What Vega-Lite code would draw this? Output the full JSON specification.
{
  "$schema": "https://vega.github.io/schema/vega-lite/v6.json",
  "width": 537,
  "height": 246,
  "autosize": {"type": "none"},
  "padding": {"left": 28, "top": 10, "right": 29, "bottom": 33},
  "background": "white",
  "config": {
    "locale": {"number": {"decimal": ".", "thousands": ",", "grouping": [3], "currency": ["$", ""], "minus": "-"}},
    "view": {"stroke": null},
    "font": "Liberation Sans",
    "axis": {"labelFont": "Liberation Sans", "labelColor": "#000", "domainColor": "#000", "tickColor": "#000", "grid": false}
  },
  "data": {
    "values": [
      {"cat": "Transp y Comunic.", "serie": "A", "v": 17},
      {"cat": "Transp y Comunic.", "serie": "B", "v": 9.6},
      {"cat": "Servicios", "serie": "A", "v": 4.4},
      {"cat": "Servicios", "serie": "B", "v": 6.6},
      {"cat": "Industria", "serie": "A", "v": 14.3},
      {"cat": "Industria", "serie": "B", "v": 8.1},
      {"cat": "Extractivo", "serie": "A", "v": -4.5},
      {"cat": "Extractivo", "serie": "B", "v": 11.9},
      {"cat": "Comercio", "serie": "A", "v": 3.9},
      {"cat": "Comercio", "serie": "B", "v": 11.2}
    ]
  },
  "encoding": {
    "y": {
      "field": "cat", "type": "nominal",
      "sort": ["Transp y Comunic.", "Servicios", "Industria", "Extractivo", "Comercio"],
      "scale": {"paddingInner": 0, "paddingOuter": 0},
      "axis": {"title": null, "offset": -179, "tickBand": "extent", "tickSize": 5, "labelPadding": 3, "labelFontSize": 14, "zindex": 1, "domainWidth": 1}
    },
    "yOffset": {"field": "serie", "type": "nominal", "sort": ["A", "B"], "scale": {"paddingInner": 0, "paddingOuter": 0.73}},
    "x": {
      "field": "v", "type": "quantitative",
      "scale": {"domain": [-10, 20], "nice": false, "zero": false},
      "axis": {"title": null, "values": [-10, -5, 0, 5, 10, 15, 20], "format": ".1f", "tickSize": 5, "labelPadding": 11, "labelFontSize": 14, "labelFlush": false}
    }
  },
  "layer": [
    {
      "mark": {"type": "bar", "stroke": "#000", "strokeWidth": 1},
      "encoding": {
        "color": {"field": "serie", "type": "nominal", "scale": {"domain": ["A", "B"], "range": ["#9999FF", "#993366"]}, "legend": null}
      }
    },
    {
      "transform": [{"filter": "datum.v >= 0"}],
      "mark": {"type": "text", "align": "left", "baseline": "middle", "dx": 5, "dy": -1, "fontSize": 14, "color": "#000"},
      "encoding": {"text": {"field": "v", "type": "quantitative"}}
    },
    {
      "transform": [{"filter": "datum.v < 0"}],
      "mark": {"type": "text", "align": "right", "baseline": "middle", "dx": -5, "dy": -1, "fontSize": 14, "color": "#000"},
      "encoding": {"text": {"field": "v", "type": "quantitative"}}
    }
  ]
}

**YOUR GOAL:**
Extract all of the data above without altering anything.

**COMPLETE RESPONSE:**
What Vega-Lite code would draw this? Output the full JSON specification.
{
  "$schema": "https://vega.github.io/schema/vega-lite/v6.json",
  "width": 537,
  "height": 246,
  "autosize": {"type": "none"},
  "padding": {"left": 28, "top": 10, "right": 29, "bottom": 33},
  "background": "white",
  "config": {
    "locale": {"number": {"decimal": ".", "thousands": ",", "grouping": [3], "currency": ["$", ""], "minus": "-"}},
    "view": {"stroke": null},
    "font": "Liberation Sans",
    "axis": {"labelFont": "Liberation Sans", "labelColor": "#000", "domainColor": "#000", "tickColor": "#000", "grid": false}
  },
  "data": {
    "values": [
      {"cat": "Transp y Comunic.", "serie": "A", "v": 17},
      {"cat": "Transp y Comunic.", "serie": "B", "v": 9.6},
      {"cat": "Servicios", "serie": "A", "v": 4.4},
      {"cat": "Servicios", "serie": "B", "v": 6.6},
      {"cat": "Industria", "serie": "A", "v": 14.3},
      {"cat": "Industria", "serie": "B", "v": 8.1},
      {"cat": "Extractivo", "serie": "A", "v": -4.5},
      {"cat": "Extractivo", "serie": "B", "v": 11.9},
      {"cat": "Comercio", "serie": "A", "v": 3.9},
      {"cat": "Comercio", "serie": "B", "v": 11.2}
    ]
  },
  "encoding": {
    "y": {
      "field": "cat", "type": "nominal",
      "sort": ["Transp y Comunic.", "Servicios", "Industria", "Extractivo", "Comercio"],
      "scale": {"paddingInner": 0, "paddingOuter": 0},
      "axis": {"title": null, "offset": -179, "tickBand": "extent", "tickSize": 5, "labelPadding": 3, "labelFontSize": 14, "zindex": 1, "domainWidth": 1}
    },
    "yOffset": {"field": "serie", "type": "nominal", "sort": ["A", "B"], "scale": {"paddingInner": 0, "paddingOuter": 0.73}},
    "x": {
      "field": "v", "type": "quantitative",
      "scale": {"domain": [-10, 20], "nice": false, "zero": false},
      "axis": {"title": null, "values": [-10, -5, 0, 5, 10, 15, 20], "format": ".1f", "tickSize": 5, "labelPadding": 11, "labelFontSize": 14, "labelFlush": false}
    }
  },
  "layer": [
    {
      "mark": {"type": "bar", "stroke": "#000", "strokeWidth": 1},
      "encoding": {
        "color": {"field": "serie", "type": "nominal", "scale": {"domain": ["A", "B"], "range": ["#9999FF", "#993366"]}, "legend": null}
      }
    },
    {
      "transform": [{"filter": "datum.v >= 0"}],
      "mark": {"type": "text", "align": "left", "baseline": "middle", "dx": 5, "dy": -1, "fontSize": 14, "color": "#000"},
      "encoding": {"text": {"field": "v", "type": "quantitative"}}
    },
    {
      "transform": [{"filter": "datum.v < 0"}],
      "mark": {"type": "text", "align": "right", "baseline": "middle", "dx": -5, "dy": -1, "fontSize": 14, "color": "#000"},
      "encoding": {"text": {"field": "v", "type": "quantitative"}}
    }
  ]
}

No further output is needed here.